Disturbing encounter #1: I am walking down our street in our new city, balancing a very cranky heavy little boy and pushing the container of flesh eating ants or so you’d think from his screams stroller with my remaining pinky finger.  An older couple is leaving their house.  I smile at them and say hi and they smile back and coo at the boy.  “He playing football?” asks the man, apropos of nothing.  “A little young for that” I say. “Bet Daddy’s at home watching the game” he says.

Ball!

Most people correctly read Pepito as adopted – he looks nothing like me – nothing even like what might come of me and a latino sperm donor.   And while lots of straight folks have adopted kids, the obvious lack of resemblance does tend to reduce people’s attempts to assign responsibility for noses and eyebrows: I don’t hear a lot of “oh, so does his dad have jet black hair and chubby cheeks?”  And I have the dubious luxury of passing – that is to say - my personal appearence doesn’t trip off most straight people’s gaydar.
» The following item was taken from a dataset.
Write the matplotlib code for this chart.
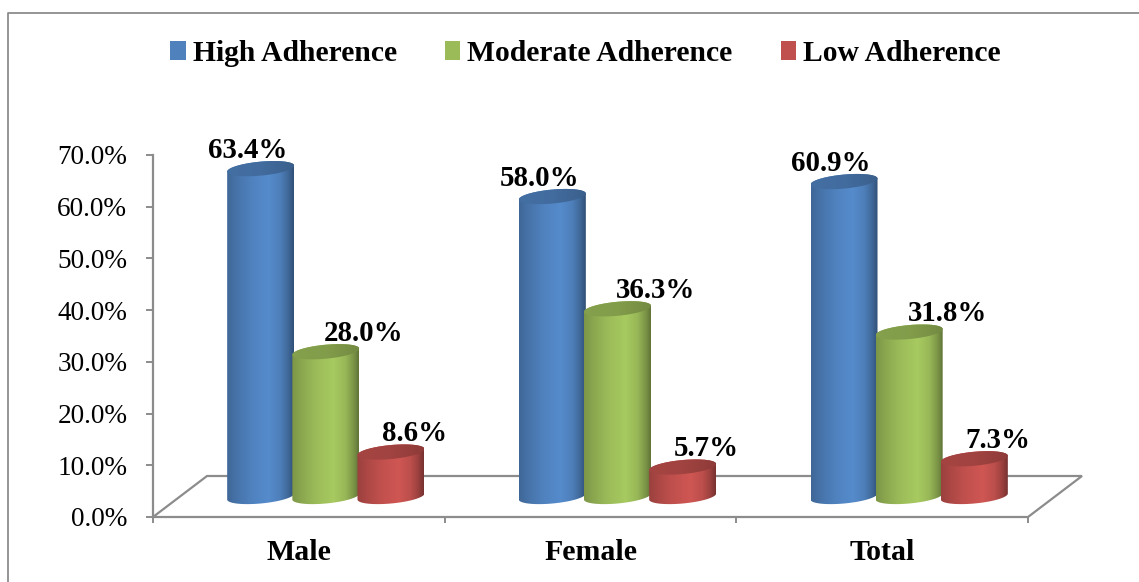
import numpy as np
import matplotlib
matplotlib.use("Agg")
import matplotlib.pyplot as plt
from matplotlib.patches import Polygon, Patch
from matplotlib.lines import Line2D
from matplotlib.ticker import FuncFormatter
from matplotlib.colors import to_rgb
from matplotlib.font_manager import FontProperties

# ---- data -------------------------------------------------------------
categories = ["Male", "Female", "Total"]
series_names = ["High Adherence", "Moderate Adherence", "Low Adherence"]
high = [63.4, 58.0, 60.9]
moderate = [28.0, 36.3, 31.8]
low = [8.6, 5.7, 7.3]
series_colors = ["#4F81BD", "#9BBB59", "#C0504D"]
y_ticks = [0, 10, 20, 30, 40, 50, 60, 70]

plt.rcParams["font.family"] = ["Liberation Serif", "DejaVu Serif"]

# ---- figure / axes ----------------------------------------------------
W, H = 1139, 582
fig = plt.figure(figsize=(W / 100, H / 100), dpi=100)
ax_left, ax_bottom, ax_w, ax_h = 153, 65, 875, 362
ax = fig.add_axes([ax_left / W, ax_bottom / H, ax_w / W, ax_h / H])
XMAX, YMAX = len(categories), 70
ax.set_xlim(0, XMAX)
ax.set_ylim(0, YMAX)

px_x = ax_w / XMAX          # pixels per category unit
px_y = ax_h / YMAX          # pixels per percent

# pseudo-3D geometry (in data units)
DX = 27 / px_x              # half floor depth, horizontal
DY = 20.5 / px_y            # half floor depth, vertical
HALF_W = 33.5 / px_x        # cylinder radius
HALF_H = 7.0 / px_y         # ellipse half-height
SHEAR = (6.0 / px_y) / (2 * HALF_W)   # slight tilt of the ellipses
SLOT = 0.2234               # distance between neighbouring bars
GRID = "#8C8C8C"

# floor
floor = Polygon([(0, 0), (XMAX, 0), (XMAX + 2 * DX, 2 * DY), (2 * DX, 2 * DY)],
                closed=True, facecolor="white", edgecolor=GRID, lw=1.6,
                zorder=1, clip_on=False)
ax.add_patch(floor)


def shade_profile(n=256):
    t = np.linspace(0, 1, n)
    pts_t = [0.0, 0.12, 0.35, 0.62, 0.8, 0.92, 1.0]
    pts_v = [0.80, 0.88, 1.00, 1.08, 0.98, 0.80, 0.62]
    return np.interp(t, pts_t, pts_v)


def draw_cylinder(xc, value, color, z):
    base = np.array(to_rgb(color))
    a, b, k = HALF_W, HALF_H, SHEAR
    yb = DY
    yt = value + DY
    lower = np.linspace(np.pi, 2 * np.pi, 120)
    upper = np.linspace(0, np.pi, 120)
    bx = xc + a * np.cos(lower)
    by = yb + b * np.sin(lower) + k * (bx - xc)
    tx = xc + a * np.cos(upper)
    ty = yt + b * np.sin(upper) + k * (tx - xc)
    body = Polygon(np.column_stack([np.r_[bx, tx], np.r_[by, ty]]),
                   closed=True, facecolor="none", edgecolor="none", zorder=z)
    ax.add_patch(body)
    prof = shade_profile()
    img = np.clip(base[None, None, :] * prof[None, :, None], 0, 1)
    extent = [xc - a, xc + a, yb - b - k * a - 1, yt + b + k * a + 1]
    im = ax.imshow(img, extent=extent, aspect="auto", origin="lower",
                   interpolation="bilinear", zorder=z)
    im.set_clip_path(body)

    # top face
    full = np.linspace(0, 2 * np.pi, 240)
    ex = xc + a * np.cos(full)
    ey = yt + b * np.sin(full) + k * (ex - xc)
    top = Polygon(np.column_stack([ex, ey]), closed=True, facecolor="none",
                  edgecolor="none", zorder=z + 0.1)
    ax.add_patch(top)
    t = np.linspace(0, 1, 256)
    tprof = np.interp(t, [0, 0.5, 1], [0.86, 0.84, 0.74])
    timg = np.clip(base[None, None, :] * tprof[None, :, None], 0, 1)
    tim = ax.imshow(timg, extent=[xc - a, xc + a, yt - b - k * a - 1,
                                  yt + b + k * a + 1],
                    aspect="auto", origin="lower", interpolation="bilinear",
                    zorder=z + 0.1)
    tim.set_clip_path(top)
    return yt + b + k * a * 0.3


series = [high, moderate, low]
label_shift_px = [-13, 38, 24]
for ci in range(len(categories)):
    for si, vals in enumerate(series):
        xc = ci + 0.5 + (si - 1) * SLOT + DX
        top_y = draw_cylinder(xc, vals[ci], series_colors[si], 3 + si)
        ax.annotate(f"{vals[ci]:.1f}%", xy=(xc, top_y),
                    xytext=(label_shift_px[si], 3), textcoords="offset pixels",
                    ha="center", va="baseline", fontsize=20.8,
                    fontweight="bold", color="black", zorder=10,
                    annotation_clip=False)

ax.set_xlim(0, XMAX)
ax.set_ylim(0, YMAX)

# ---- axes styling -----------------------------------------------------
for side in ["top", "right", "bottom"]:
    ax.spines[side].set_visible(False)
ax.spines["left"].set_color(GRID)
ax.spines["left"].set_linewidth(1.6)
ax.spines["left"].set_zorder(2)

ax.set_yticks(y_ticks)
ax.yaxis.set_major_formatter(FuncFormatter(lambda v, p: f"{v:.1f}%"))
ax.tick_params(axis="y", direction="out", length=5, width=1.4, color=GRID,
               pad=13.5, labelsize=19.6)

ax.set_xticks(range(XMAX + 1))
ax.set_xticklabels([])
ax.set_xticks([i + 0.5 for i in range(XMAX)], labels=categories, minor=True)
ax.tick_params(axis="x", which="major", direction="out", length=4.5,
               width=1.4, color=GRID)
ax.tick_params(axis="x", which="minor", length=0, pad=16, labelsize=21.5)
for lab in ax.get_xticklabels(minor=True):
    lab.set_fontweight("bold")

# ---- legend -----------------------------------------------------------
handles = [Patch(facecolor=c, edgecolor="none", label=n)
           for c, n in zip(series_colors, series_names)]
fig.legend(handles=handles, loc="center", bbox_to_anchor=(0.514, 0.908),
           ncol=3, frameon=False,
           prop=FontProperties(family=["Liberation Serif"], weight="bold",
                               size=21.3),
           handlelength=0.53, handleheight=0.62, handletextpad=0.24,
           columnspacing=1.62)

# chart border
fig.add_artist(Line2D([8 / W, 8 / W, 1.0], [0, 1 - 13 / H, 1 - 13 / H],
                      transform=fig.transFigure, color=GRID, lw=1.3))

fig.savefig("out.png", dpi=100, facecolor="white")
Lots of things run through my mind, this man is missing most of his teeth, as is his wife.  There is a big flag in their front window.  I am not sure that same-sex adoptive families are a part of their regular scheduled programming.  [Until we moved to our previous city, my experience of other gay and lesbian folk was pretty limited to people from the same middle-class, education is everything, socioeconomic bracket as my family.  I still tend to (incorrectly?) correlate higher socioeconomic status with higher likeliness to accept queers.] He is my neighbor, give or take a dozen houses.  I am carrying a very heavy child who may start screaming again, complete with huge fat heart breaking tears, at any moment.

I give a non-committal grunt, say nothing, and move on.

Disturbing Encounter #2: I have the boy nestled in the ergo, trying to convince him that naps are not for other babies.  I am trying to put up a clothesline in our back yard.  An older Caribbean man is working in our next door neighbors’ (very welcoming) yard.  He asks if I need help with the clothesline.  I politely decline.  He asks about the baby.  Ten months, blah blah blah.  He says: daddy oughta be puttin’ that line up for you.  Why can’t his daddy do that?  He doesn’t have a daddy.  He has two mommies.  Boy needs a daddy.  He’s got lots of uncles, and two moms who love him.  Hmmmp.  A boy needs a daddy.  He continues talking to me, explaining that my son needs a daddy until I excuse myself to put the boy down for a nap.  I leave feeling angry that I have, essentially, been driven out of my yard because I don’t want to continue this conversation and because I don’t want to fumble my way through putting up the clothesline in front of him.

I don’t know exactly why I share these encounters.  I wonder about my own assumptions about class and race and religion.  Why do I casually mention my partner and P’ito’s two mommy status freely to the white tatooed cashier at the supermarket checkout but not to the African-American woman on the bus who admires his yummy cheeks and brown eyes and asks me if he’s spanish? 

I think of the security guard at my old job, who proudly told me about her niece’s wedding, and how she flummoxed my expectations.  Incidents like these make me wonder – how do I protect my son and yet not give in to my own prejudices?  And yet, how can I be a good parent to a child of color if I don’t confront my own assumptions?